_REQUEST:_ From the top of the entries, reproduce each line exactly, stopping after the line that contains "0.385, 0.295, 0.240];". Omit pictures.

_EXTRACTED MATERIAL:_
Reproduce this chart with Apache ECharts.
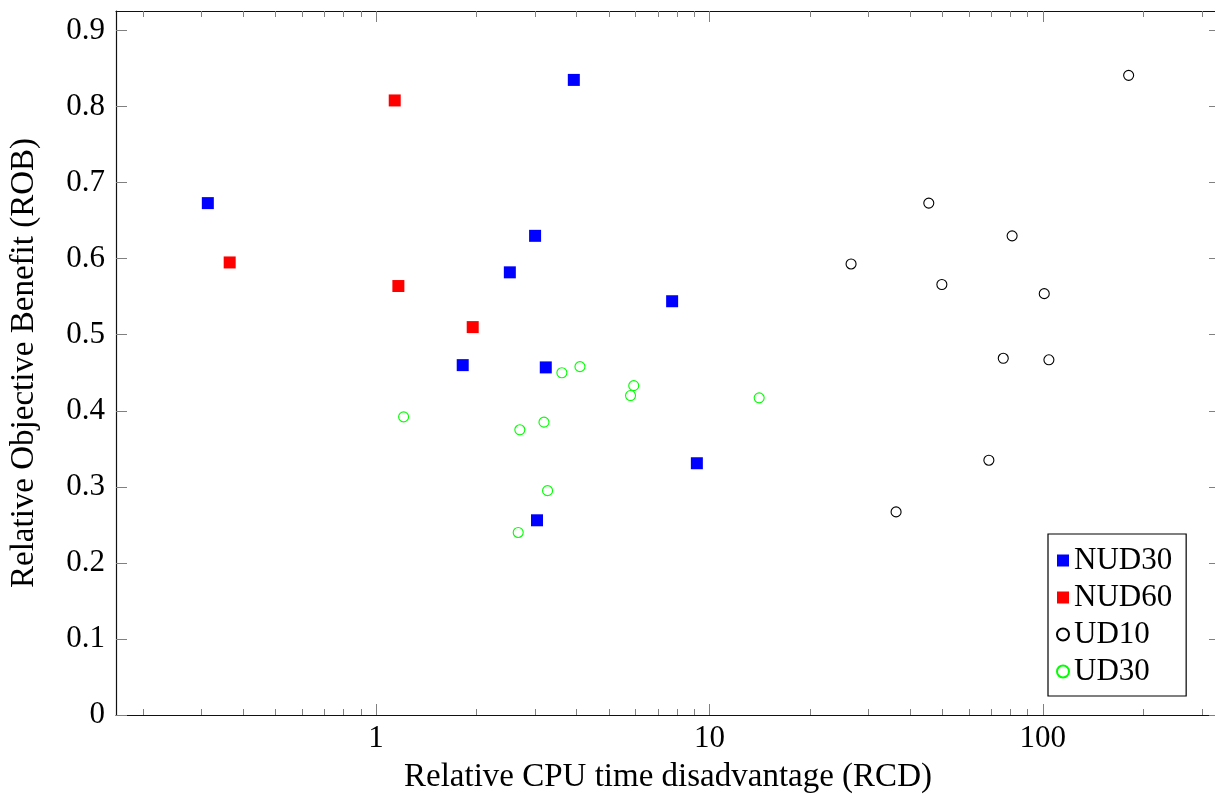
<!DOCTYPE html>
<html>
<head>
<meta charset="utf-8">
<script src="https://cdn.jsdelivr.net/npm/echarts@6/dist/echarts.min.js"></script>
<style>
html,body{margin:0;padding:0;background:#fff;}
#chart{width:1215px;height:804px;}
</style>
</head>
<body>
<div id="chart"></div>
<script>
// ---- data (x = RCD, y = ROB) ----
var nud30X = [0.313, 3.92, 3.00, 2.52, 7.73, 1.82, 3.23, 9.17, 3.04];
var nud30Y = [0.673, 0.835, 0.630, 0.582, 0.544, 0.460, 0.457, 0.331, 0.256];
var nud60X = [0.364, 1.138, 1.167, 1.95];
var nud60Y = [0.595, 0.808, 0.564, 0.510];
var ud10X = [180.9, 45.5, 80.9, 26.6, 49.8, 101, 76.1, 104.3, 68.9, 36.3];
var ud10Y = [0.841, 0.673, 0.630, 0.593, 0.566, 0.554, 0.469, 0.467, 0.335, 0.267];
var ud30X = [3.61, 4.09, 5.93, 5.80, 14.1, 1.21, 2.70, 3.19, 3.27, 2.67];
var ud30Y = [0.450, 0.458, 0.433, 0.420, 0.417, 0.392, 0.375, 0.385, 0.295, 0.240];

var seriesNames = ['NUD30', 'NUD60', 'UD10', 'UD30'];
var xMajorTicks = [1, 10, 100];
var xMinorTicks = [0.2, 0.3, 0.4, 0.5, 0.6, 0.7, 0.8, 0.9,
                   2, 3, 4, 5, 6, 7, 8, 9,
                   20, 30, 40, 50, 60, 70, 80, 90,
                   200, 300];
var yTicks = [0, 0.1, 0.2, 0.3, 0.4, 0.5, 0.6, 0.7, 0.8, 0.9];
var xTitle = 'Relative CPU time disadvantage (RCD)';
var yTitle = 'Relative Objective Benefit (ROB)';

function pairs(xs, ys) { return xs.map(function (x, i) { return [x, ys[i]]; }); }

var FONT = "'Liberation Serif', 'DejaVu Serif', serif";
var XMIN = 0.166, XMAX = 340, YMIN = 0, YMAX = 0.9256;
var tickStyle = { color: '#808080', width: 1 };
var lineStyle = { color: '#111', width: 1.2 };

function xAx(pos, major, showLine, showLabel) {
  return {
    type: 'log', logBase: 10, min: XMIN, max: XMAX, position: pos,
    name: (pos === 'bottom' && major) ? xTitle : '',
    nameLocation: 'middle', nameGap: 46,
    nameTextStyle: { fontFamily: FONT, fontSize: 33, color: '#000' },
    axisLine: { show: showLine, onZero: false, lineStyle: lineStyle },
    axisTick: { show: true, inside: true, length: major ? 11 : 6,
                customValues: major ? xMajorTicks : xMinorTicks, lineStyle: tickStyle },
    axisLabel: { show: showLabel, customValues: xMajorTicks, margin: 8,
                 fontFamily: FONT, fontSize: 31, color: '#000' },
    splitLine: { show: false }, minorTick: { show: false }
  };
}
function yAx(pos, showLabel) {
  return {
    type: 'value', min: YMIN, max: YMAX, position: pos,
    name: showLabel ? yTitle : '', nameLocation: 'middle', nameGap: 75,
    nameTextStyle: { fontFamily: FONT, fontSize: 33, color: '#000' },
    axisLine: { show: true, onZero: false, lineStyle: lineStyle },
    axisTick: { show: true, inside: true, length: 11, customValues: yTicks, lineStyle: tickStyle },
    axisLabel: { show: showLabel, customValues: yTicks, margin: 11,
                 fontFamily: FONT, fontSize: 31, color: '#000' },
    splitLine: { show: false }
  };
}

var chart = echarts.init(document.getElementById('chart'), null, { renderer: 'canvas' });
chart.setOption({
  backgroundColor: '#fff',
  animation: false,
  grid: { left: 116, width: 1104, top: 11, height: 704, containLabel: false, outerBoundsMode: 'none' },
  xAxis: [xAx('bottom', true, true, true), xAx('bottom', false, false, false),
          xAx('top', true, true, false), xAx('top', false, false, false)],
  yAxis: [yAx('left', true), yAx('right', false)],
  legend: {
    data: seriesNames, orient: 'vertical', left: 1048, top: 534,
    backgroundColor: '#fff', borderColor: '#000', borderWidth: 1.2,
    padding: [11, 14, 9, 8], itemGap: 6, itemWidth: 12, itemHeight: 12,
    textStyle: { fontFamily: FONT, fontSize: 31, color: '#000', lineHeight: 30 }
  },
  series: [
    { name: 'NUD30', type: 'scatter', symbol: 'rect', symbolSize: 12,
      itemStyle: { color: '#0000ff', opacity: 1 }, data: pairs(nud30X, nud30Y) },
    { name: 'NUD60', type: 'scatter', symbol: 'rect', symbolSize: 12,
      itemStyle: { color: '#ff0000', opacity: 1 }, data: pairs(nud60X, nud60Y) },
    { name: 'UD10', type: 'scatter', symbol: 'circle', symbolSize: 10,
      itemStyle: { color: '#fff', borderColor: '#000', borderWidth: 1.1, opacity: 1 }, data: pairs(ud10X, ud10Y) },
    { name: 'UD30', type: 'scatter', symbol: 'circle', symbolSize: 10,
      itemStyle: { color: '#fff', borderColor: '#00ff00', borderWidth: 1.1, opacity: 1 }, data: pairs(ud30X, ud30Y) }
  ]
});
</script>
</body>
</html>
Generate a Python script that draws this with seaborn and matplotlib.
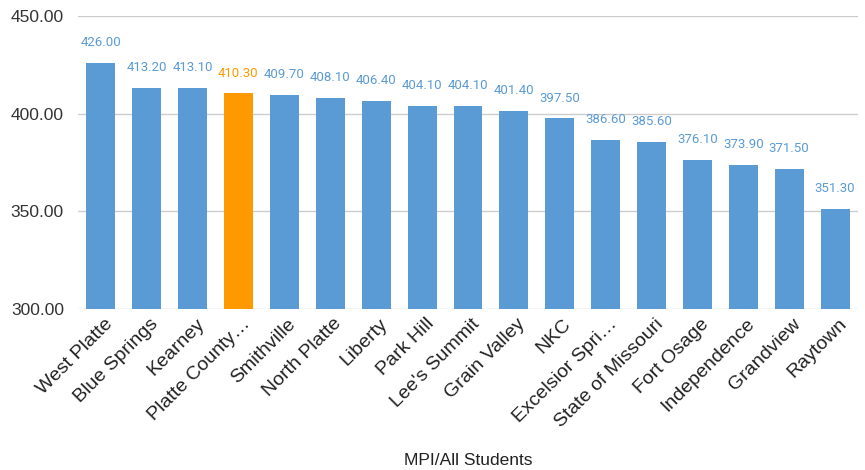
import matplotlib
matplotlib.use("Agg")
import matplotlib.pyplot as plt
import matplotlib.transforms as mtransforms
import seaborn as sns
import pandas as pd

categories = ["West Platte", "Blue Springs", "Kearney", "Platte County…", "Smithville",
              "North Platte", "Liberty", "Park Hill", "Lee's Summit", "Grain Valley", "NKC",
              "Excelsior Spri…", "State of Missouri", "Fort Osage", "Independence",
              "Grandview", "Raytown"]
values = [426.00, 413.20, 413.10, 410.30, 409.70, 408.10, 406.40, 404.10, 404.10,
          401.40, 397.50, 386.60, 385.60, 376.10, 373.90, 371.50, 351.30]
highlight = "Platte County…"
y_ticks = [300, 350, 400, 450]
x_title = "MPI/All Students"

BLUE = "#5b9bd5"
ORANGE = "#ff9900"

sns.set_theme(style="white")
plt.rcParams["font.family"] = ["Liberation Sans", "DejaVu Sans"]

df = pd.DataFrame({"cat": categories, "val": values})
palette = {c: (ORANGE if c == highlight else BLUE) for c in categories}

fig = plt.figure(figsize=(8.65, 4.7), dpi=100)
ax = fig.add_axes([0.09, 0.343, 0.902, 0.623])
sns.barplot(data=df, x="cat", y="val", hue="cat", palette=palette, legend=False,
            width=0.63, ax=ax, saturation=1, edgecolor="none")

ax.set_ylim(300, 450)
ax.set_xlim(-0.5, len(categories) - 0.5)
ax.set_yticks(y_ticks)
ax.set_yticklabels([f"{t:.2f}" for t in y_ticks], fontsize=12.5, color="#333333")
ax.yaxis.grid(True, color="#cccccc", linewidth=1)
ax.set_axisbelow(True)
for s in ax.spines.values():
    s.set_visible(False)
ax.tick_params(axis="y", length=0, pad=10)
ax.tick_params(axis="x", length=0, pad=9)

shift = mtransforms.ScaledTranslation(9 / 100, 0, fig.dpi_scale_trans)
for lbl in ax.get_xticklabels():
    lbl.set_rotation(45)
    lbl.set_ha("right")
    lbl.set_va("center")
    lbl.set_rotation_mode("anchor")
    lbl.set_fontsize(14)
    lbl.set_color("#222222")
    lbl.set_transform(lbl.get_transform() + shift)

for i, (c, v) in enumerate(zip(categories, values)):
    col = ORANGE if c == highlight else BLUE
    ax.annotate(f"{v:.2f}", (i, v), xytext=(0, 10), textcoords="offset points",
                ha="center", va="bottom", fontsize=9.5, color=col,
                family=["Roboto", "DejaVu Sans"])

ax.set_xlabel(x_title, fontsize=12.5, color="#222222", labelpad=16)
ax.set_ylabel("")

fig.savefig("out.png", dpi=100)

_ANSWER FOR THIS EXERCISE:_
Reproduce this chart with Apache ECharts.
<!DOCTYPE html>
<html>
<head>
<meta charset="utf-8">
<script src="https://cdn.jsdelivr.net/npm/echarts@6/dist/echarts.min.js"></script>
<style>
html,body{margin:0;padding:0;background:#fff;}
#chart{width:1215px;height:804px;}
</style>
</head>
<body>
<div id="chart"></div>
<script>
// ---- data (x = RCD, y = ROB) ----
var nud30X = [0.313, 3.92, 3.00, 2.52, 7.73, 1.82, 3.23, 9.17, 3.04];
var nud30Y = [0.673, 0.835, 0.630, 0.582, 0.544, 0.460, 0.457, 0.331, 0.256];
var nud60X = [0.364, 1.138, 1.167, 1.95];
var nud60Y = [0.595, 0.808, 0.564, 0.510];
var ud10X = [180.9, 45.5, 80.9, 26.6, 49.8, 101, 76.1, 104.3, 68.9, 36.3];
var ud10Y = [0.841, 0.673, 0.630, 0.593, 0.566, 0.554, 0.469, 0.467, 0.335, 0.267];
var ud30X = [3.61, 4.09, 5.93, 5.80, 14.1, 1.21, 2.70, 3.19, 3.27, 2.67];
var ud30Y = [0.450, 0.458, 0.433, 0.420, 0.417, 0.392, 0.375, 0.385, 0.295, 0.240];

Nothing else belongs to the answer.